#### [What the task asks]
Repeat the span of the entries below that starts at the line with "Recreate this image" and ends at the line with "(11,14) -- (1030,14);", nothing more. Skip the pictures.

#### [Material provided]
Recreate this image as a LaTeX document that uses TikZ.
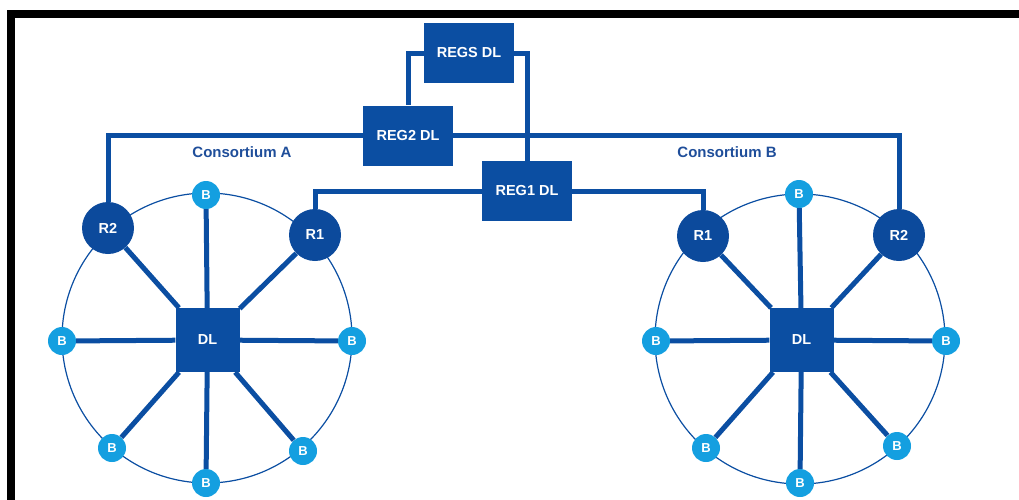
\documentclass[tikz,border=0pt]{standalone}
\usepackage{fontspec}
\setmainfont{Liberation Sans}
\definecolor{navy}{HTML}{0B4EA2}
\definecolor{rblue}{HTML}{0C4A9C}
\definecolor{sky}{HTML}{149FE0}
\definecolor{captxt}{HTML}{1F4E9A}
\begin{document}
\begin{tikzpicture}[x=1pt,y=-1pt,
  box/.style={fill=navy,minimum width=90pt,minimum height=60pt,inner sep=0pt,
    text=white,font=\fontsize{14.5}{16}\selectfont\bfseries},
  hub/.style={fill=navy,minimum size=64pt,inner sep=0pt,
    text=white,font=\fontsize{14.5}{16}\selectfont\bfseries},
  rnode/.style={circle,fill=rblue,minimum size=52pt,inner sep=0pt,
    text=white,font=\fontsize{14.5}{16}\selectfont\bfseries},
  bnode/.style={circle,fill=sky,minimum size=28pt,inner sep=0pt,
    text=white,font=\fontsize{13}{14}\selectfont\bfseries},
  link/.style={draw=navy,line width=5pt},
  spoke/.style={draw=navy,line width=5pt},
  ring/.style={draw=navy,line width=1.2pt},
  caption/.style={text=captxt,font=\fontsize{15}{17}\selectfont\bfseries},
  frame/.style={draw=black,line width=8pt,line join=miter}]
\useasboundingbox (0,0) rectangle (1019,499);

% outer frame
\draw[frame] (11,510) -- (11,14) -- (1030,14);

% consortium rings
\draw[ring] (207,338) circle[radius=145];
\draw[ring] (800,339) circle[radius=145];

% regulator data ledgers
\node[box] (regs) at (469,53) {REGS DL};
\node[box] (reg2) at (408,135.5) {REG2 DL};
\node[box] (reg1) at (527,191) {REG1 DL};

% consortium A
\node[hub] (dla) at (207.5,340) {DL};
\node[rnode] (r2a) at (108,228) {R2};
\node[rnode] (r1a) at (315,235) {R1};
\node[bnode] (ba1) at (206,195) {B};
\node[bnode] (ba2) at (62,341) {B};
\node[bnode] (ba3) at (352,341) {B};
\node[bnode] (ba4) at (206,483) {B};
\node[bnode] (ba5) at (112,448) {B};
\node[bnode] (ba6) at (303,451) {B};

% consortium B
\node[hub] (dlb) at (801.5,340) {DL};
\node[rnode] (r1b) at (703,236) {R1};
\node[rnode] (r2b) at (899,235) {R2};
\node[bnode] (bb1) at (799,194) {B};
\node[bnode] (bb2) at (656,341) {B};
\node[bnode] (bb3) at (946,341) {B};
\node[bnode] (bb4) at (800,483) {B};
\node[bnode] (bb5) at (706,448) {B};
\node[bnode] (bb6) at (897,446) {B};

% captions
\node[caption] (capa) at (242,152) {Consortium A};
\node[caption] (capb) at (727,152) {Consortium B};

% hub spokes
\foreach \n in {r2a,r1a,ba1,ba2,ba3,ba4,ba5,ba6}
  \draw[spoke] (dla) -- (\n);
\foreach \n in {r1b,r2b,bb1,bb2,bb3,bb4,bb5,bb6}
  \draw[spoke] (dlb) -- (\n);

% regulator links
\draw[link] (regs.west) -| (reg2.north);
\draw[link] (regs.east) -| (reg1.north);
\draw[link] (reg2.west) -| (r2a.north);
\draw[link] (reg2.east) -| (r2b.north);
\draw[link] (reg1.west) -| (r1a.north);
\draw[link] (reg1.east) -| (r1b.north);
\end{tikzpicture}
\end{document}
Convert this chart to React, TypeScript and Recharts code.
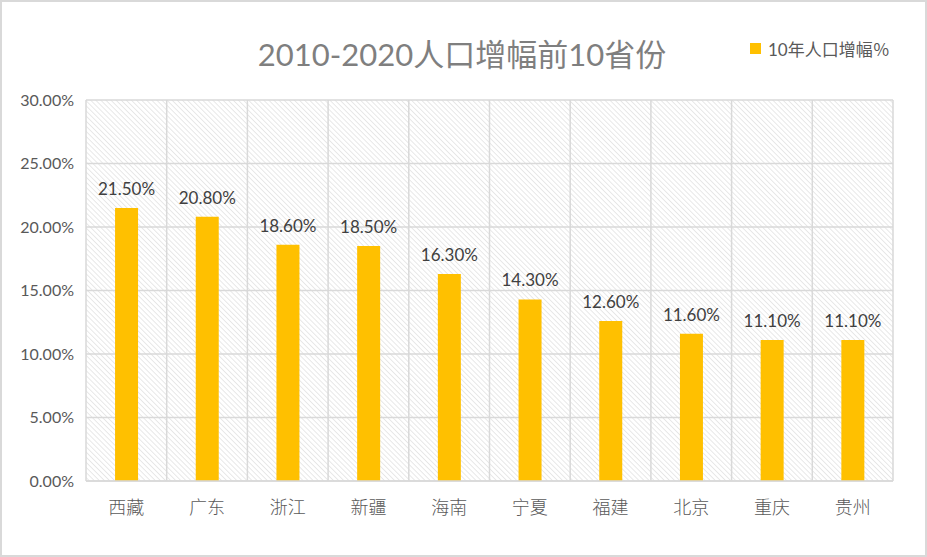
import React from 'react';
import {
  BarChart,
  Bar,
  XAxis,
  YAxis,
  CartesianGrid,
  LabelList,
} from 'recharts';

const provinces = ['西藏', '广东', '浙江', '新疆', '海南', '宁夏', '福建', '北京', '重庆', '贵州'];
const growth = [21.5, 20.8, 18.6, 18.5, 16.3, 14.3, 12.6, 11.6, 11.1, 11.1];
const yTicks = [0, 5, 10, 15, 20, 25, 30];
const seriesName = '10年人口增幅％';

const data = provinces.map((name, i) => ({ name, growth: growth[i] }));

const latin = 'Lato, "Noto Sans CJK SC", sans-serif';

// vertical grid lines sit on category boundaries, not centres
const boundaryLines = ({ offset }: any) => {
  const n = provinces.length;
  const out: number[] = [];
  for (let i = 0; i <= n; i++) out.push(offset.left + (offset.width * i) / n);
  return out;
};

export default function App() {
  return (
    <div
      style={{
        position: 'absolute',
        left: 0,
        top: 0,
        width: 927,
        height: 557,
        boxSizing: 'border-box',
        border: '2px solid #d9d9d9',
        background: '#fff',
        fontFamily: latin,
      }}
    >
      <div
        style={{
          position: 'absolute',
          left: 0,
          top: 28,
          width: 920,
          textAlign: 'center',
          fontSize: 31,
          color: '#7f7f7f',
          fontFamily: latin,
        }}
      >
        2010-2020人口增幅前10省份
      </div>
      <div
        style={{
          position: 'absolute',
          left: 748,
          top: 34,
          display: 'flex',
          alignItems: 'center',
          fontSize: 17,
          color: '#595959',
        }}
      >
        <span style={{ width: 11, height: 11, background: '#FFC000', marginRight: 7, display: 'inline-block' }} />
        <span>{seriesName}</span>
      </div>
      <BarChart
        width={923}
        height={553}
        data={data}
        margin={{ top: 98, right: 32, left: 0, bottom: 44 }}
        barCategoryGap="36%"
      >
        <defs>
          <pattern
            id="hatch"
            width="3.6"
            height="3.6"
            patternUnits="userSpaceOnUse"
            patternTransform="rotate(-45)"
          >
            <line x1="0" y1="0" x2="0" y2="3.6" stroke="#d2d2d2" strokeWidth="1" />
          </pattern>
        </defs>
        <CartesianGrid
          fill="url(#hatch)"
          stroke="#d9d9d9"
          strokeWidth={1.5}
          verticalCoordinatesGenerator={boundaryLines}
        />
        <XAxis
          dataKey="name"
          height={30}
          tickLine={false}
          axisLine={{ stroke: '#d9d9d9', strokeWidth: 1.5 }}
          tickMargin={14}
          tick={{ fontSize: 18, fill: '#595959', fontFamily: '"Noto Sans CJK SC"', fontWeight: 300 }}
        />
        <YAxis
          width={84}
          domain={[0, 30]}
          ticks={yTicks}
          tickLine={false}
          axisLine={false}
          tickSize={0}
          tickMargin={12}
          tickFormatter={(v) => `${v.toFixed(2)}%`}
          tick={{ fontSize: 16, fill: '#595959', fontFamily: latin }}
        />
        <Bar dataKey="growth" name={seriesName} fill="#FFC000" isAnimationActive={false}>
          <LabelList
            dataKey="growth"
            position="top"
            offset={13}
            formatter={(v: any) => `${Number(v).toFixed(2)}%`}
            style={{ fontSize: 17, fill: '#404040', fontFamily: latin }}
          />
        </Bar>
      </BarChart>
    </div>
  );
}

--

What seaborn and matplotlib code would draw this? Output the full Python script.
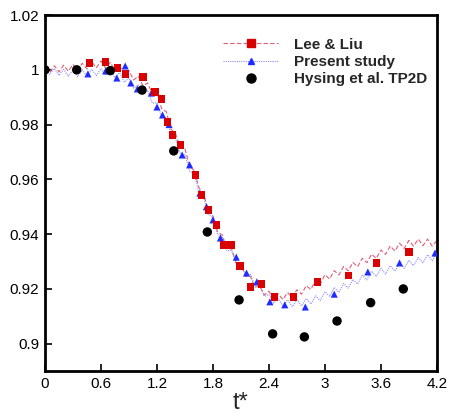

#### [Response to the exercise]
Recreate this image as a LaTeX document that uses TikZ.
\documentclass[tikz,border=0pt]{standalone}
\usepackage{fontspec}
\setmainfont{Liberation Sans}
\definecolor{navy}{HTML}{0B4EA2}
\definecolor{rblue}{HTML}{0C4A9C}
\definecolor{sky}{HTML}{149FE0}
\definecolor{captxt}{HTML}{1F4E9A}
\begin{document}
\begin{tikzpicture}[x=1pt,y=-1pt,
  box/.style={fill=navy,minimum width=90pt,minimum height=60pt,inner sep=0pt,
    text=white,font=\fontsize{14.5}{16}\selectfont\bfseries},
  hub/.style={fill=navy,minimum size=64pt,inner sep=0pt,
    text=white,font=\fontsize{14.5}{16}\selectfont\bfseries},
  rnode/.style={circle,fill=rblue,minimum size=52pt,inner sep=0pt,
    text=white,font=\fontsize{14.5}{16}\selectfont\bfseries},
  bnode/.style={circle,fill=sky,minimum size=28pt,inner sep=0pt,
    text=white,font=\fontsize{13}{14}\selectfont\bfseries},
  link/.style={draw=navy,line width=5pt},
  spoke/.style={draw=navy,line width=5pt},
  ring/.style={draw=navy,line width=1.2pt},
  caption/.style={text=captxt,font=\fontsize{15}{17}\selectfont\bfseries},
  frame/.style={draw=black,line width=8pt,line join=miter}]
\useasboundingbox (0,0) rectangle (1019,499);

% outer frame
\draw[frame] (11,510) -- (11,14) -- (1030,14);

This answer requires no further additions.